I share my right hon. and learned Friend’s reservations about the inability of this House to reconsider the matter of the safety of Rwanda under the current legislation, but is the problem with the noble Lord Hope’s amendment not that the mechanism that he describes gives to the monitoring committee the final say on the safety of Rwanda? It does not give this House the opportunity to say, “We’ve heard the advice of the monitoring committee, but we none the less believe that Rwanda remains a safe country for the purposes of the legislation.” My right hon. and learned Friend and I might think that that is a wholly unlikely scenario, but as a matter of parliamentary sovereignty, does he agree that it must remain possible?

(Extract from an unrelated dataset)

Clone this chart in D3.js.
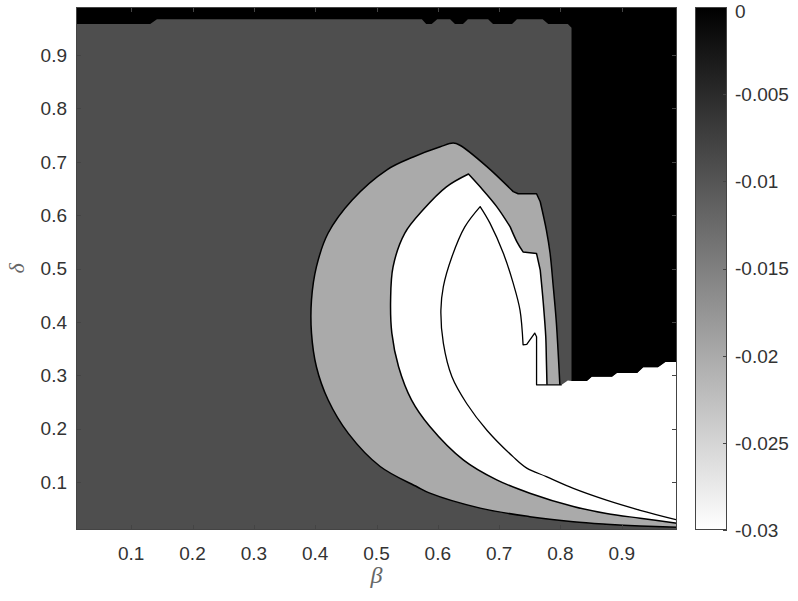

Up to a point, Lord Copper. I think the second proposed new subsection in the amendment—proposed new subsection (8) of clause 1 —will provide leeway for the Government to disagree with the advisory committee, which might advise that Rwanda is no longer a safe country when in the opinion of the Secretary of State it is. Then it would be a matter for Parliament to determine, and the trigger would not come into place. On the first proposed new subsection in the amendment—proposed new subsection (7) of clause 1—my right hon. and learned Friend is on stronger ground, in the sense that it relates to a statement from the independent monitoring committee. However, I have no problem with an independent monitoring committee that has been set up by a treaty that has been agreed to by this Government and by the Government of Rwanda, and which has come into force in our law through the Constitutional Reform and Governance Act 2010 provisions. Slightly inelegant though it is, it is difficult to see another way to do this that could be conclusive, and which could give certainty to all those involved in the operation of the scheme.
The Minister knows that I seek to remove and reduce the possibility of legal challenge. I do not want to see the legislation becoming the subject of angst, sturm und drang in either the High Court, the Court of Appeal or, God forbid, the Supreme Court. We saw the effects of what happened when the situation as of 2022 was determined on the evidence by the Supreme Court. The Minister knows my views about that. Whatever concerns I have about the Supreme Court in effect conducting a test on evidence, which frankly is not what it should be doing—the Supreme Court should deal with and interpret the law of this country—that is the reality in which we operate. I want to ensure that the Bill does not lead to the same problem. That is why the noble Lord Hope’s amendment has strong merit. It clears up any doubt that there is not a mechanism either for the Executive or this place to apply the provisions of the Bill, or to disapply them when the facts change.
Let us ensure that the reality keeps pace with the law, and that deeming provisions, however attractive they might be, are not used as a device to cut corners and to run ahead of ourselves in a way that will only cause problems, not just for the judicial system but for the operation of the policy itself, which the Minister knows I have consistently supported, and will continue to support, as an innovative and proper response to the unprecedented challenge of mass migration that the west is facing now. This is serious stuff. I want the Government to get it right.